I hope someone could help me:

I have one block with many threads within it.

Each of these threads makes a computation. But not each of the result is valid and has to be returned.

So my idea was to create a counter that counts, how many threads have a valid result and each thread writes back its return value if it is valid.

__global__ static void lineTest(int *ret) {

	const int idx = threadIdx.x;

	__shared__ volatile unsigned int  returnIndex;

//maybe some init stuff that only first thread has 2 do

	if (threadIdx.x == 0) {

	   returnIndex == 1;



//some stuff, that not everybody writes a result

	bool isValid = ((idx % 3) == 1) && ((idx % 11) == 2);

	if (isValid) {

		ret[++returnIndex] = idx % 7;



//write back size

	 if (threadIdx.x == 0)


		 ret[0] = returnIndex;



In deviceemu mode it works as expected, the array is filled and on index 0 there is the size of the array.

Any suggestions, why it does not work on GPU?


This line is a thread race… you have multiple threads simultaneously accessing and updating returnAccess.

if (isValid) {

		ret[++returnIndex] = idx % 7;


Solutions are many… it’s a common problem.

If you have only rare values to write, then a global atomic increment will work nicely.

But if you have many successful values to write, it can be better to write ALL values, including failures, into predetermined slots, then run a compaction kernel to snip out the unused values. This approach has tons of variants too, ranging from custom coded ones to simple but generic library call (like CUDPP’s).

Thx for the fast reply.

But isn’t ++returnIndex atomic? So the next thread will have an other returnIndex value to increase and to access the array?

But writing every value sounds better for me :) as longer as I think about it.

No, each thread does not have its own returnIndex. You declared it as a shared variable. This is correct, though, since per-thread indexing would be meaningless.

If you do write every value, then it’s easy since every thread knows exactly where it will write.

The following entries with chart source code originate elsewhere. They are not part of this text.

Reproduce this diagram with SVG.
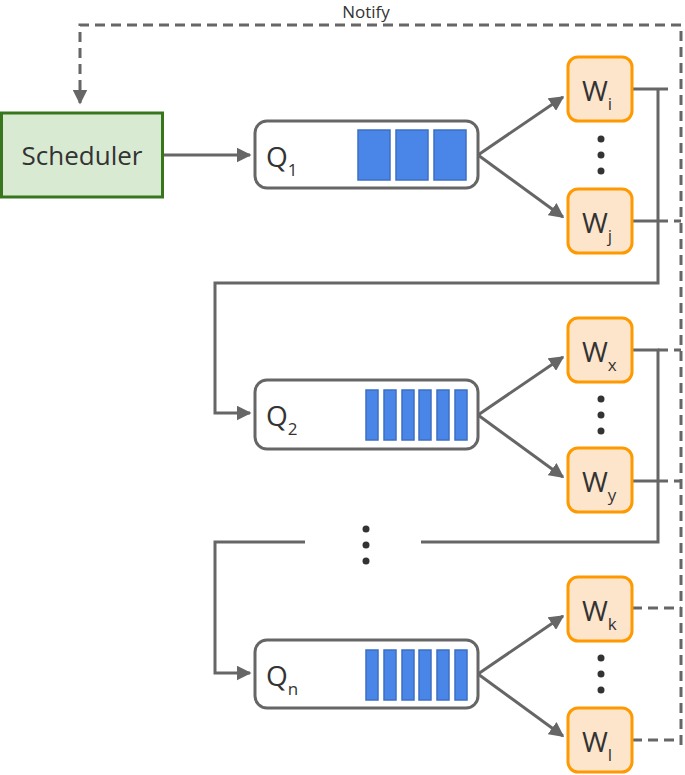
<svg xmlns="http://www.w3.org/2000/svg" width="685" height="775" viewBox="0 0 685 775">
<defs>
<marker id="ah" viewBox="0 0 10 10" refX="9" refY="5" markerWidth="5" markerHeight="5" orient="auto"><path d="M0,0 L10,5 L0,10 z" fill="#666"/></marker>
<style>
.q{fill:#fff;stroke:#666;stroke-width:3}
.b{fill:#4a86e8;stroke:#3c6fc4;stroke-width:1.5}
.w{fill:#fde5cc;stroke:#f90;stroke-width:3}
.l{fill:none;stroke:#666;stroke-width:3}
.d{fill:none;stroke:#666;stroke-width:3;stroke-dasharray:10,6}
.t{font-family:"Open Sans","Liberation Sans",sans-serif;fill:#333}
.dot{fill:#333}
</style>
</defs>
<g id="connectors">
<path class="d" d="M681,745 V25 H80 V103" marker-end="url(#ah)"/>
<path class="l" d="M163,155 H250" marker-end="url(#ah)"/>
<path class="l" d="M478,155 L563,97" marker-end="url(#ah)"/>
<path class="l" d="M478,155 L563,217" marker-end="url(#ah)"/>
<path class="l" d="M478,415 L563,357" marker-end="url(#ah)"/>
<path class="l" d="M478,415 L563,477" marker-end="url(#ah)"/>
<path class="l" d="M478,674 L563,616" marker-end="url(#ah)"/>
<path class="l" d="M478,674 L563,736" marker-end="url(#ah)"/>
<path class="l" d="M632,89 H668"/>
<path class="l" d="M632,221 H658"/>
<path class="l" d="M658,89 V283 H215 V413 H250" marker-end="url(#ah)"/>
<path class="d" d="M658,221 H681"/>
<path class="l" d="M632,350 H658 V542 H421"/>
<path class="l" d="M632,481 H658"/>
<path class="d" d="M658,350 H681 M658,481 H681"/>
<path class="l" d="M305,542 H215 V673 H250" marker-end="url(#ah)"/>
<path class="d" d="M632,608 H681 M632,740 H681"/>
</g>
<text class="t" x="366" y="18" font-size="17" text-anchor="middle">Notify</text>
<g id="scheduler"><rect x="1.5" y="113" width="161" height="84" fill="#d9ead3" stroke="#38761d" stroke-width="3"/><text class="t" x="82" y="165" font-size="26" text-anchor="middle">Scheduler</text></g>
<g id="q1"><rect class="q" x="255" y="121" width="223" height="67" rx="12"/><text class="t" x="266" y="167" font-size="28">Q<tspan font-size="17" dy="9">1</tspan></text>
<rect class="b" x="358" y="130" width="32" height="50"/><rect class="b" x="396" y="130" width="32" height="50"/><rect class="b" x="434" y="130" width="32" height="50"/></g>
<g id="q2"><rect class="q" x="255" y="380" width="223" height="69" rx="12"/><text class="t" x="266" y="426" font-size="28">Q<tspan font-size="17" dy="9">2</tspan></text>
<rect class="b" x="366" y="390" width="12" height="50"/><rect class="b" x="384" y="390" width="12" height="50"/><rect class="b" x="402" y="390" width="12" height="50"/><rect class="b" x="419" y="390" width="12" height="50"/><rect class="b" x="437" y="390" width="12" height="50"/><rect class="b" x="455" y="390" width="12" height="50"/></g>
<g id="qn"><rect class="q" x="255" y="640" width="223" height="68" rx="12"/><text class="t" x="266" y="686" font-size="28">Q<tspan font-size="17" dy="9">n</tspan></text>
<rect class="b" x="366" y="650" width="12" height="50"/><rect class="b" x="384" y="650" width="12" height="50"/><rect class="b" x="402" y="650" width="12" height="50"/><rect class="b" x="419" y="650" width="12" height="50"/><rect class="b" x="437" y="650" width="12" height="50"/><rect class="b" x="455" y="650" width="12" height="50"/></g>
<g id="wi"><rect class="w" x="568" y="57" width="64" height="64" rx="10"/><text class="t" x="582" y="101" font-size="28">W<tspan font-size="17" dy="9">i</tspan></text></g>
<g id="wj"><rect class="w" x="568" y="189" width="64" height="64" rx="10"/><text class="t" x="582" y="233" font-size="28">W<tspan font-size="17" dy="9">j</tspan></text></g>
<g id="wx"><rect class="w" x="568" y="318" width="64" height="64" rx="10"/><text class="t" x="582" y="362" font-size="28">W<tspan font-size="17" dy="9">x</tspan></text></g>
<g id="wy"><rect class="w" x="568" y="448" width="64" height="64" rx="10"/><text class="t" x="582" y="492" font-size="28">W<tspan font-size="17" dy="9">y</tspan></text></g>
<g id="wk"><rect class="w" x="568" y="577" width="64" height="64" rx="10"/><text class="t" x="582" y="621" font-size="28">W<tspan font-size="17" dy="9">k</tspan></text></g>
<g id="wl"><rect class="w" x="568" y="708" width="64" height="64" rx="10"/><text class="t" x="582" y="752" font-size="28">W<tspan font-size="17" dy="9">l</tspan></text></g>
<g id="dots">
<circle class="dot" cx="601" cy="139" r="3.5"/><circle class="dot" cx="601" cy="155" r="3.5"/><circle class="dot" cx="601" cy="171" r="3.5"/>
<circle class="dot" cx="601" cy="399" r="3.5"/><circle class="dot" cx="601" cy="415" r="3.5"/><circle class="dot" cx="601" cy="431" r="3.5"/>
<circle class="dot" cx="601" cy="658" r="3.5"/><circle class="dot" cx="601" cy="674" r="3.5"/><circle class="dot" cx="601" cy="690" r="3.5"/>
<circle class="dot" cx="366" cy="529" r="3.5"/><circle class="dot" cx="366" cy="545" r="3.5"/><circle class="dot" cx="366" cy="561" r="3.5"/>
</g>
</svg>
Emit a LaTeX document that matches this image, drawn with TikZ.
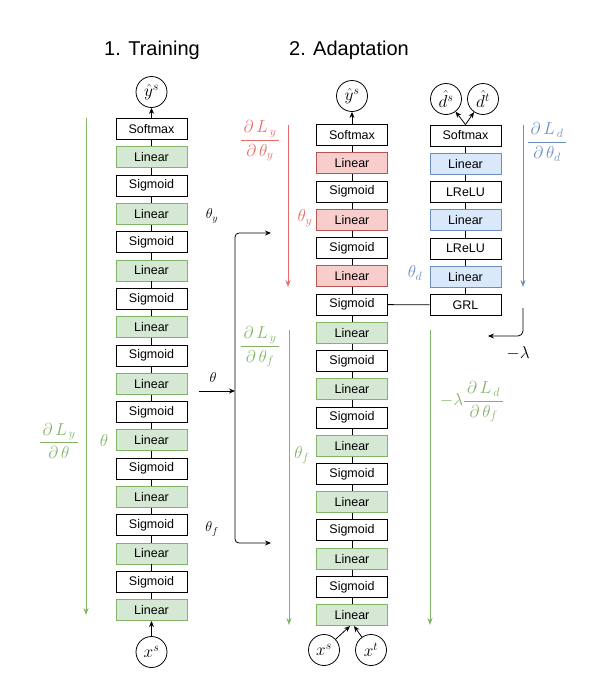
\documentclass[tikz,border=0pt]{standalone}
\usepackage{amsmath}
\usepackage{fontspec}
\setmainfont{Liberation Sans}
\usetikzlibrary{arrows.meta}
\definecolor{gfill}{HTML}{D5E8D4}
\definecolor{gline}{HTML}{82B366}
\definecolor{rfill}{HTML}{F8CECC}
\definecolor{rline}{HTML}{B85450}
\definecolor{rarrow}{HTML}{EA6B66}
\definecolor{bfill}{HTML}{DAE8FC}
\definecolor{bline}{HTML}{6C8EBF}
\tikzset{
  bx/.style={draw=black, fill=white, minimum width=71pt, minimum height=21pt, inner sep=0pt, line width=0.8pt, font=\fontsize{12.5}{14}\selectfont},
  gbx/.style={bx, fill=gfill, draw=gline},
  rbx/.style={bx, fill=rfill, draw=rline},
  bbx/.style={bx, fill=bfill, draw=bline},
  circ/.style={circle, draw, line width=0.8pt, minimum size=31pt, inner sep=0pt, font=\fontsize{17.28}{20}\selectfont},
  arr/.style={line width=0.8pt, -{Stealth[length=6pt,width=5pt]}},
  conn/.style={line width=0.8pt},
  grad/.style={line width=0.9pt, -{Stealth[length=7pt,width=5pt]}},
  mlab/.style={font=\fontsize{17.28}{20}\selectfont, inner sep=1pt},
  slab/.style={font=\fontsize{14.4}{17}\selectfont, inner sep=1pt},
  title/.style={font=\fontsize{20}{24}\selectfont}
}
\begin{document}
\begin{tikzpicture}[x=1pt,y=-1pt]
\useasboundingbox (0,0) rectangle (598,675);
% titles
\node[title] (t1) at (152,50) {1. Training};
\node[title] (t2) at (349,50) {2. Adaptation};
% left column
\foreach \t/\s [count=\i] in {Softmax/bx,Linear/gbx,Sigmoid/bx,Linear/gbx,Sigmoid/bx,Linear/gbx,Sigmoid/bx,Linear/gbx,Sigmoid/bx,Linear/gbx,Sigmoid/bx,Linear/gbx,Sigmoid/bx,Linear/gbx,Sigmoid/bx,Linear/gbx,Sigmoid/bx,Linear/gbx}
  \node[\s] (l\i) at (151.5,{129+(\i-1)*28.3}) {\t};
\foreach \i in {1,...,17}{
  \pgfmathtruncatemacro{\j}{\i+1}
  \draw[conn] (l\i) -- (l\j);
}
\node[circ] (lys) at (151.5,92) {$\hat{y}^s$};
\node[circ] (lxs) at (151.5,652) {$x^s$};
\draw[arr] (l1) -- (lys);
\draw[arr] (lxs) -- (l18);
% middle column
\foreach \t/\s [count=\i] in {Softmax/bx,Linear/rbx,Sigmoid/bx,Linear/rbx,Sigmoid/bx,Linear/rbx,Sigmoid/bx,Linear/gbx,Sigmoid/bx,Linear/gbx,Sigmoid/bx,Linear/gbx,Sigmoid/bx,Linear/gbx,Sigmoid/bx,Linear/gbx,Sigmoid/bx,Linear/gbx}
  \node[\s] (m\i) at (352,{135+(\i-1)*28.24}) {\t};
\foreach \i in {1,...,17}{
  \pgfmathtruncatemacro{\j}{\i+1}
  \draw[conn] (m\i) -- (m\j);
}
\node[circ] (mys) at (352,96) {$\hat{y}^s$};
\node[circ] (mxs) at (324,650) {$x^s$};
\node[circ] (mxt) at (371,650) {$x^t$};
\draw[arr] (m1) -- (mys);
\coordinate (mbl) at ([xshift=-2pt]m18.south);
\coordinate (mbr) at ([xshift=2pt]m18.south);
\draw[arr] (mxs) -- (mbl);
\draw[arr] (mxt) -- (mbr);
% right column
\foreach \t/\s [count=\i] in {Softmax/bx,Linear/bbx,LReLU/bx,Linear/bbx,LReLU/bx,Linear/bbx,GRL/bx}
  \node[\s] (r\i) at (465.5,{135.5+(\i-1)*28.25}) {\t};
\foreach \i in {1,...,6}{
  \pgfmathtruncatemacro{\j}{\i+1}
  \draw[conn] (r\i) -- (r\j);
}
\node[circ] (rds) at (446,99) {$\hat{d}^s$};
\node[circ] (rdt) at (483,99) {$\hat{d}^t$};
\draw[arr] (r1.north) -- (rds);
\draw[arr] (r1.north) -- (rdt);
\draw[conn] (m7) -- (r7);
% theta splitter
\coordinate (ths) at (199,391);
\coordinate (thj) at (235,391);
\coordinate (thy) at (271,233);
\coordinate (thf) at (271,543);
\draw[arr] (ths) -- (thj);
\draw[arr, rounded corners=4pt] (thj) |- (thy);
\draw[arr, rounded corners=4pt] (thj) |- (thf);
\node[slab] (lth) at (213,377) {$\theta$};
\node[slab] (lthy) at (212,216) {$\theta_y$};
\node[slab] (lthf) at (212,529) {$\theta_f$};
% left gradient
\coordinate (lg1) at (86,118);
\coordinate (lg2) at (86,615);
\draw[grad, gline] (lg1) -- (lg2);
\node[mlab, text=gline] (lgf) at (59,441) {$\dfrac{\,\partial\, L_{\,y}\,}{\partial\,\theta}$};
\node[mlab, text=gline] (lgt) at (104,440) {$\theta$};
% red gradient
\coordinate (rg1) at (288,125);
\coordinate (rg2) at (288,287);
\draw[grad, rarrow] (rg1) -- (rg2);
\node[mlab, text=rarrow] (rgf) at (260,141) {$\dfrac{\,\partial\, L_{\,y}\,}{\partial\,\theta_y}$};
\node[mlab, text=rarrow] (rgt) at (305,218) {$\theta_y$};
% middle green gradient
\coordinate (mg1) at (289,330);
\coordinate (mg2) at (289,625);
\draw[grad, gline] (mg1) -- (mg2);
\node[mlab, text=gline] (mgf) at (260,347) {$\dfrac{\,\partial\, L_{\,y}\,}{\partial\,\theta_f}$};
\node[mlab, text=gline] (mgt) at (302,455) {$\theta_f$};
% blue gradient
\coordinate (bg1) at (523,125);
\coordinate (bg2) at (523,287);
\draw[grad, bline] (bg1) -- (bg2);
\node[mlab, text=bline] (bgf) at (547,142) {$\dfrac{\,\partial\, L_{\,d}\,}{\partial\,\theta_d}$};
\node[mlab, text=bline] (bgt) at (415,273) {$\theta_d$};
% GRL reversal
\coordinate (gr1) at (523,308);
\coordinate (gr2) at (488,336);
\draw[arr, rounded corners=5pt] (gr1) |- (gr2);
\node[mlab] (lam) at (518,353) {$-\lambda$};
% right green gradient
\coordinate (gg1) at (430,330);
\coordinate (gg2) at (430,625);
\draw[grad, gline] (gg1) -- (gg2);
\node[mlab, text=gline] (ggf) at (472,402) {$-\lambda\dfrac{\,\partial\, L_{\,d}\,}{\partial\,\theta_f}$};
\end{tikzpicture}
\end{document}
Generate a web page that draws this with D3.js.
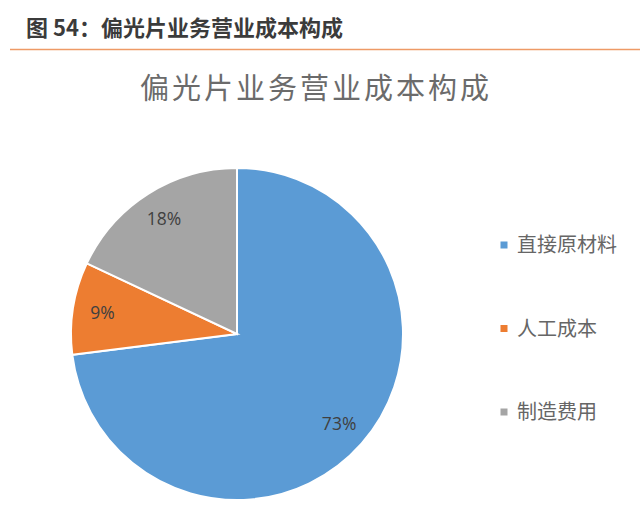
<!DOCTYPE html>
<html>
<head>
<meta charset="utf-8">
<script src="https://cdn.jsdelivr.net/npm/d3@7"></script>
<style>
  body { margin: 0; background: #fff; }
  svg { display: block; font-family: "Noto Sans CJK SC", "Noto Sans", sans-serif; }
</style>
</head>
<body>
<div id="chart"></div>
<script>
'use strict';

// data
var categories = ['直接原材料', '人工成本', '制造费用'];
var shares = [73, 9, 18];
var colors = ['#5B9BD5', '#ED7D31', '#A5A5A5'];
var figureTitle = '图 54：偏光片业务营业成本构成';
var chartTitle = '偏光片业务营业成本构成';

var W = 640, H = 516;
var cx = 237, cy = 334, R = 166;

var svg = d3.select('#chart').append('svg')
  .attr('width', W)
  .attr('height', H);

// header and rule
svg.append('text')
  .attr('x', 26)
  .attr('y', 36)
  .style('font-size', '22px')
  .style('font-weight', 'bold')
  .style('fill', '#3b3b3b')
  .text(figureTitle);

svg.append('line')
  .attr('x1', 10).attr('x2', W)
  .attr('y1', 49.5).attr('y2', 49.5)
  .style('stroke', '#EE9A66')
  .style('stroke-width', 1.5);

// chart title
svg.append('text')
  .attr('x', 316)
  .attr('y', 99)
  .attr('text-anchor', 'middle')
  .style('font-size', '29px')
  .style('letter-spacing', '3px')
  .style('fill', '#6b6b6b')
  .text(chartTitle);

var data = categories.map(function(c, i) {
  return {name: c, value: shares[i], color: colors[i]};
});

var pie = d3.pie()
  .sort(null)
  .value(function(d) { return d.value; });

var arc = d3.arc().innerRadius(0).outerRadius(R);
var labelArc = d3.arc().innerRadius(R * 0.82).outerRadius(R * 0.82);

var g = svg.append('g').attr('transform', 'translate(' + cx + ',' + cy + ')');
var arcs = pie(data);

g.selectAll('path.slice')
  .data(arcs)
  .enter()
  .append('path')
  .attr('class', 'slice')
  .attr('d', arc)
  .style('fill', function(d) { return d.data.color; })
  .style('stroke', '#fff')
  .style('stroke-width', 2);

g.selectAll('text.pct')
  .data(arcs)
  .enter()
  .append('text')
  .attr('class', 'pct')
  .attr('transform', function(d) { return 'translate(' + labelArc.centroid(d) + ')'; })
  .attr('text-anchor', 'middle')
  .attr('dy', '0.35em')
  .style('font-family', '"Open Sans", sans-serif')
  .style('font-size', '17.5px')
  .style('fill', '#404040')
  .text(function(d) { return d.data.value + '%'; });

// legend
var legendY = d3.scalePoint()
  .domain(categories)
  .range([245, 412]);

var legend = svg.append('g')
  .selectAll('g')
  .data(data)
  .enter()
  .append('g')
  .attr('transform', function(d) { return 'translate(504,' + legendY(d.name) + ')'; });

legend.append('rect')
  .attr('x', -3.5).attr('y', -3.5)
  .attr('width', 7).attr('height', 7)
  .style('fill', function(d) { return d.color; });

legend.append('text')
  .attr('x', 13)
  .attr('dy', '0.36em')
  .style('font-size', '20px')
  .style('fill', '#666')
  .text(function(d) { return d.name; });
</script>
</body>
</html>
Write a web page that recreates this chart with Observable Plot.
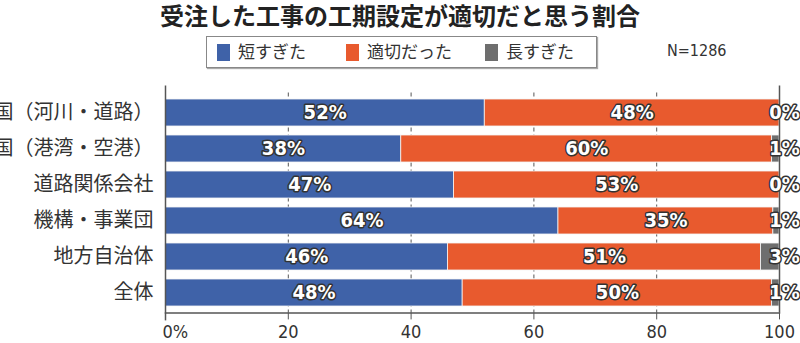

It also means perfect coalescing, even on 1.0 hardware.

No, although that is one line of C, it compiles down to three instructions:

  1. Read returnIndex from shared memory to a register.

(Since you declared returnIndex as volatile, the compiler is not allowed to reuse returnIndex from a previous read)

  1. Increment that register by 1.

  2. Write that register back to returnIndex location in shared memory.

Just for future reference, compute capability 1.2 devices and higher (GTX 200 cards and some others) have shared memory atomic operations which can do this in a thread-safe way.